__YOUR TASK__:
Type out the complete listing below word for word, without its pictures.

__SOURCE DATA__:
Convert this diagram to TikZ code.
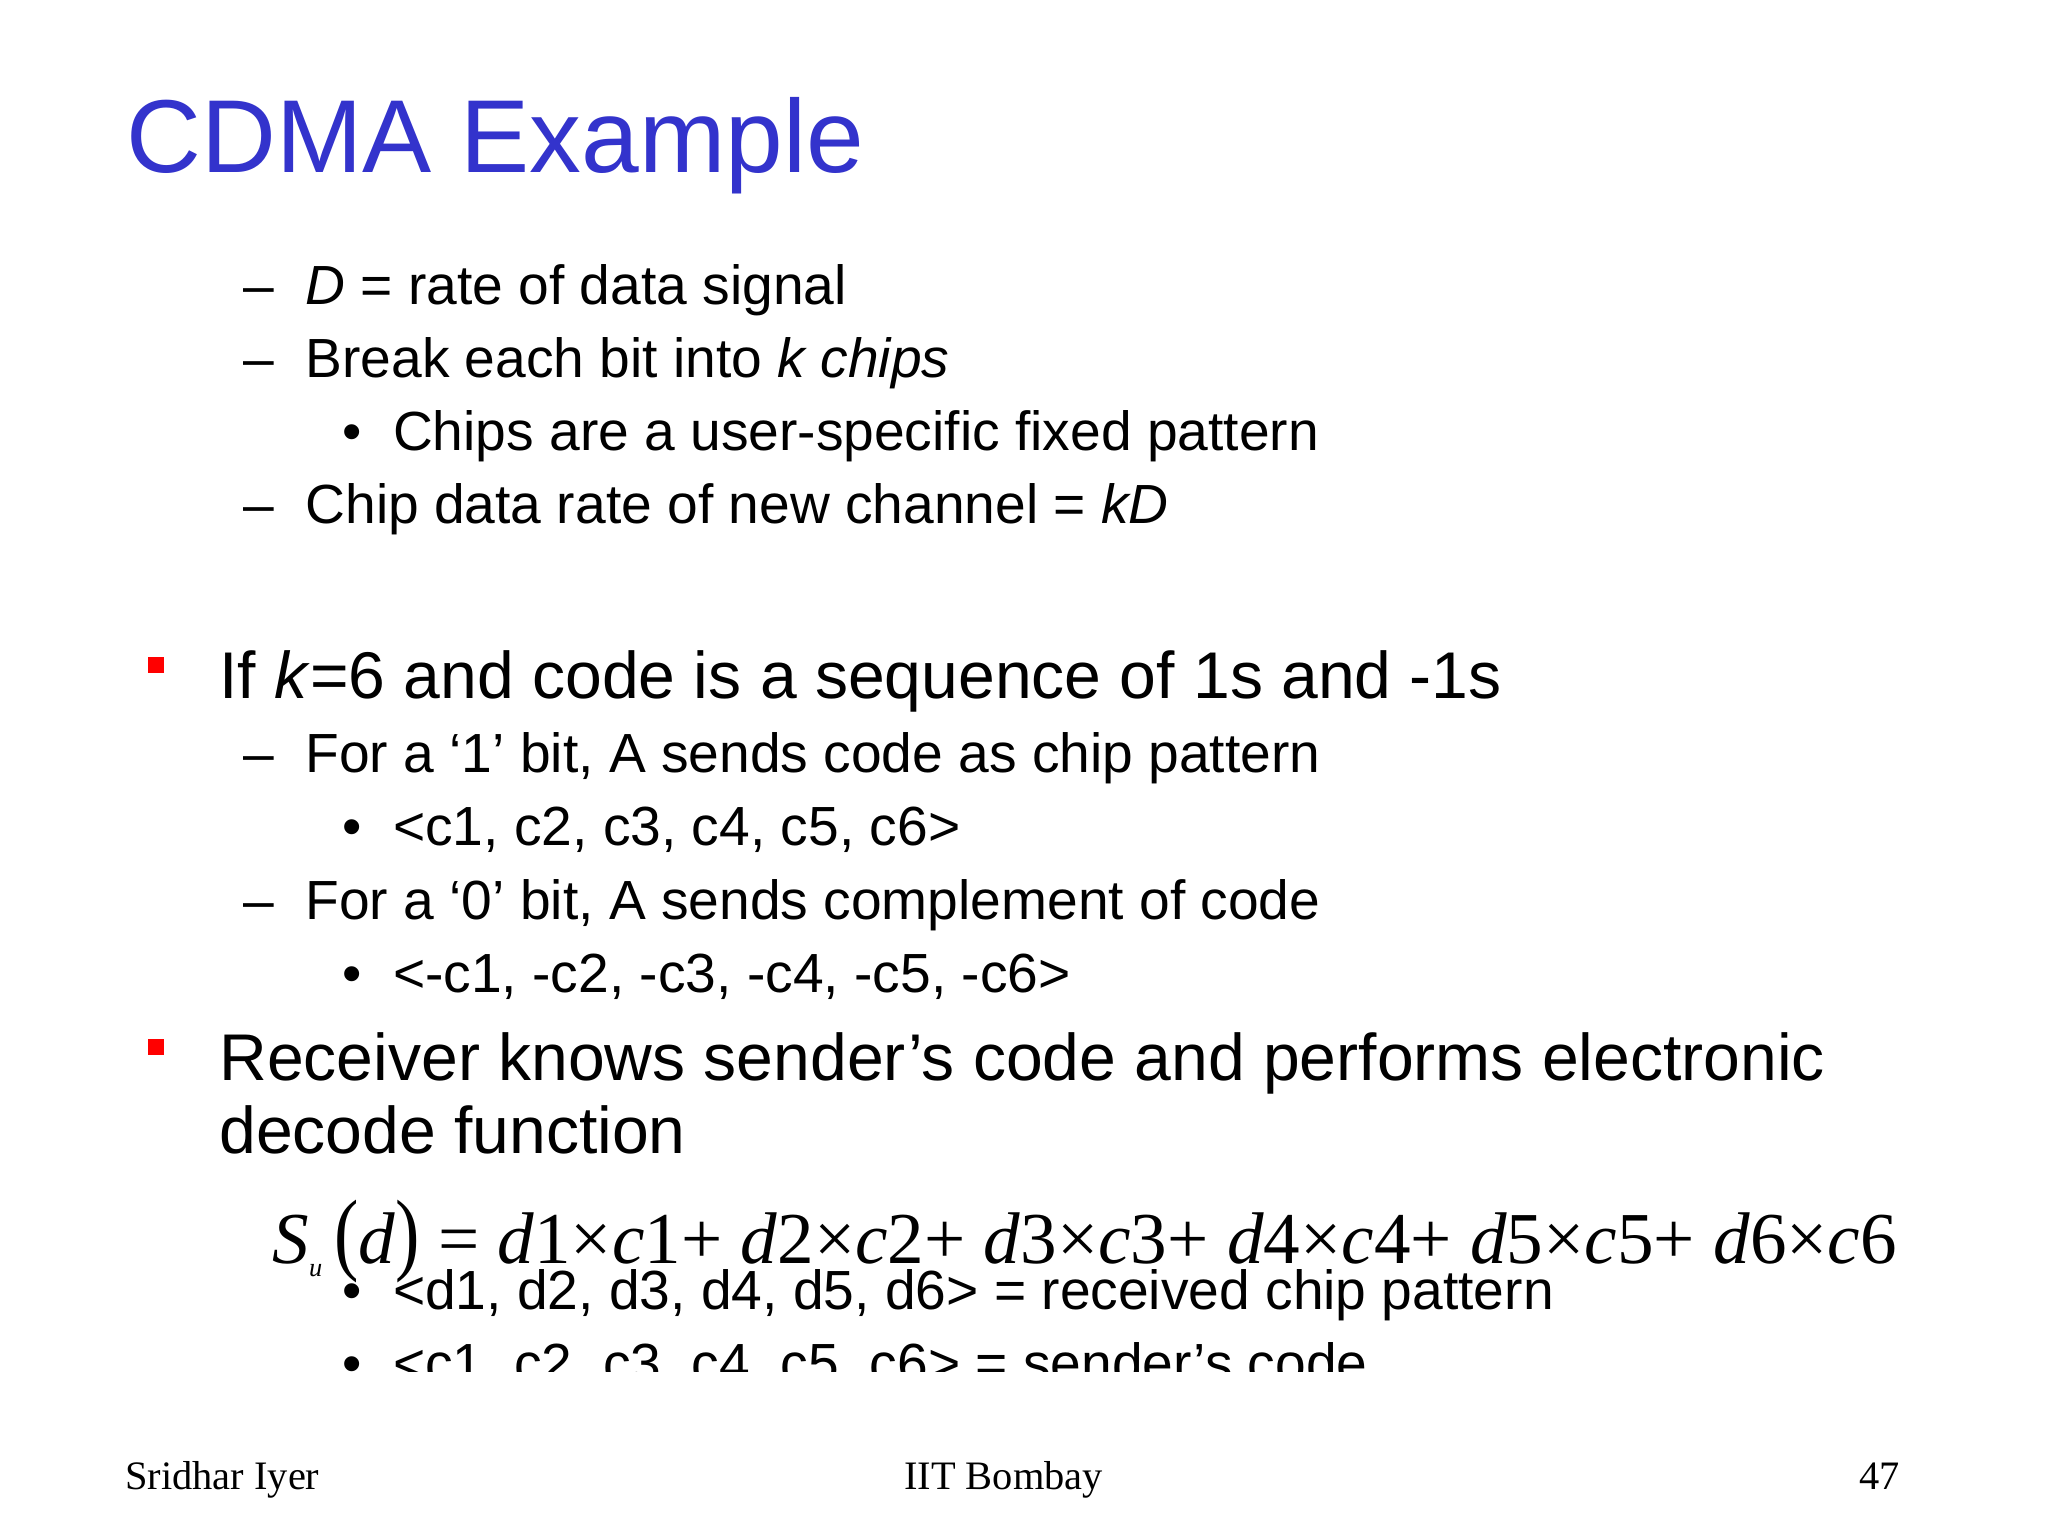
\documentclass[tikz,border=0pt]{standalone}
\usepackage{fontspec}
\setmainfont{Liberation Serif}
\newfontfamily\arialf{Liberation Sans}
\begin{document}
\begin{tikzpicture}[x=0.013256cm,y=-0.013256cm,
  t/.style={anchor=base west,inner sep=0pt,font=\arialf\fontsize{15.7}{19}\selectfont},
  t1/.style={anchor=base west,inner sep=0pt,font=\arialf\fontsize{18.8}{23}\selectfont},
  ft/.style={anchor=base,inner sep=0pt,font=\fontsize{11.5}{14}\selectfont}]
\useasboundingbox[fill=white] (0,0) rectangle (1545,1158.7);
\definecolor{titleblue}{RGB}{51,51,204}
\node[anchor=base west,inner sep=0pt,text=titleblue,font=\arialf\fontsize{29.5}{36}\selectfont] (title) at (95,130) {CDMA Example};
\node[t] (d1) at (183,230) {–}; \node[t] (l1) at (230,230) {\textit{D} = rate of data signal};
\node[t] (d2) at (183,285) {–}; \node[t] (l2) at (230,285) {Break each bit into \textit{k chips}};
\node[t] (b3) at (258,340) {•}; \node[t] (l3) at (296,340) {Chips are a user-specific fixed pattern};
\node[t] (d4) at (183,395) {–}; \node[t] (l4) at (230,395) {Chip data rate of new channel = \textit{kD}};
\fill[red] (112,496) rectangle (124,508);
\node[t1] (l5) at (165,527) {If \textit{k}=6 and code is a sequence of 1s and -1s};
\node[t] (d6) at (183,583) {–}; \node[t] (l6) at (230,583) {For a ‘1’ bit, A sends code as chip pattern};
\node[t] (b7) at (258,638) {•}; \node[t] (l7) at (296,638) {<c1, c2, c3, c4, c5, c6>};
\node[t] (d8) at (183,694) {–}; \node[t] (l8) at (230,694) {For a ‘0’ bit, A sends complement of code};
\node[t] (b9) at (258,749) {•}; \node[t] (l9) at (296,749) {<-c1, -c2, -c3, -c4, -c5, -c6>};
\fill[red] (112,784) rectangle (124,796);
\node[t1] (l10) at (165,815) {Receiver knows sender’s code and performs electronic};
\node[t1] (l11) at (165,870) {decode function};
\node[anchor=base west,inner sep=0pt,font=\fontsize{25}{30}\selectfont] (eq) at (205,953)
 {\resizebox{16.25cm}{!}{\textit{S}\raisebox{-0.4ex}{\small\textit{u}}\,\scalebox{1}[1.25]{(}\textit{d}\scalebox{1}[1.25]{)} = \textit{d}1×\textit{c}1+ \textit{d}2×\textit{c}2+ \textit{d}3×\textit{c}3+ \textit{d}4×\textit{c}4+ \textit{d}5×\textit{c}5+ \textit{d}6×\textit{c}6}};
\node[t] (b12) at (258,988) {•}; \node[t] (l12) at (296,988) {<d1, d2, d3, d4, d5, d6> = received chip pattern};
\begin{scope}
\clip (0,0) rectangle (1545,1035);
\node[t] (b13) at (258,1043) {•}; \node[t] (l13) at (296,1043) {<c1, c2, c3, c4, c5, c6> = sender’s code};
\end{scope}
\node[ft,anchor=base west] (f1) at (94,1124) {Sridhar Iyer};
\node[ft] (f2) at (757,1124) {IIT Bombay};
\node[ft,anchor=base east] (f3) at (1434,1124) {47};
\end{tikzpicture}
\end{document}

__TASK ANSWER__:
Convert this diagram to TikZ code.
\documentclass[tikz,border=0pt]{standalone}
\usepackage{fontspec}
\setmainfont{Liberation Serif}
\newfontfamily\arialf{Liberation Sans}
\begin{document}
\begin{tikzpicture}[x=0.013256cm,y=-0.013256cm,
  t/.style={anchor=base west,inner sep=0pt,font=\arialf\fontsize{15.7}{19}\selectfont},
  t1/.style={anchor=base west,inner sep=0pt,font=\arialf\fontsize{18.8}{23}\selectfont},
  ft/.style={anchor=base,inner sep=0pt,font=\fontsize{11.5}{14}\selectfont}]
\useasboundingbox[fill=white] (0,0) rectangle (1545,1158.7);
\definecolor{titleblue}{RGB}{51,51,204}
\node[anchor=base west,inner sep=0pt,text=titleblue,font=\arialf\fontsize{29.5}{36}\selectfont] (title) at (95,130) {CDMA Example};
\node[t] (d1) at (183,230) {–}; \node[t] (l1) at (230,230) {\textit{D} = rate of data signal};
\node[t] (d2) at (183,285) {–}; \node[t] (l2) at (230,285) {Break each bit into \textit{k chips}};
\node[t] (b3) at (258,340) {•}; \node[t] (l3) at (296,340) {Chips are a user-specific fixed pattern};
\node[t] (d4) at (183,395) {–}; \node[t] (l4) at (230,395) {Chip data rate of new channel = \textit{kD}};
\fill[red] (112,496) rectangle (124,508);
\node[t1] (l5) at (165,527) {If \textit{k}=6 and code is a sequence of 1s and -1s};
\node[t] (d6) at (183,583) {–}; \node[t] (l6) at (230,583) {For a ‘1’ bit, A sends code as chip pattern};
\node[t] (b7) at (258,638) {•}; \node[t] (l7) at (296,638) {<c1, c2, c3, c4, c5, c6>};
\node[t] (d8) at (183,694) {–}; \node[t] (l8) at (230,694) {For a ‘0’ bit, A sends complement of code};
\node[t] (b9) at (258,749) {•}; \node[t] (l9) at (296,749) {<-c1, -c2, -c3, -c4, -c5, -c6>};
\fill[red] (112,784) rectangle (124,796);
\node[t1] (l10) at (165,815) {Receiver knows sender’s code and performs electronic};
\node[t1] (l11) at (165,870) {decode function};
\node[anchor=base west,inner sep=0pt,font=\fontsize{25}{30}\selectfont] (eq) at (205,953)
 {\resizebox{16.25cm}{!}{\textit{S}\raisebox{-0.4ex}{\small\textit{u}}\,\scalebox{1}[1.25]{(}\textit{d}\scalebox{1}[1.25]{)} = \textit{d}1×\textit{c}1+ \textit{d}2×\textit{c}2+ \textit{d}3×\textit{c}3+ \textit{d}4×\textit{c}4+ \textit{d}5×\textit{c}5+ \textit{d}6×\textit{c}6}};
\node[t] (b12) at (258,988) {•}; \node[t] (l12) at (296,988) {<d1, d2, d3, d4, d5, d6> = received chip pattern};
\begin{scope}
\clip (0,0) rectangle (1545,1035);
\node[t] (b13) at (258,1043) {•}; \node[t] (l13) at (296,1043) {<c1, c2, c3, c4, c5, c6> = sender’s code};
\end{scope}
\node[ft,anchor=base west] (f1) at (94,1124) {Sridhar Iyer};
\node[ft] (f2) at (757,1124) {IIT Bombay};
\node[ft,anchor=base east] (f3) at (1434,1124) {47};
\end{tikzpicture}
\end{document}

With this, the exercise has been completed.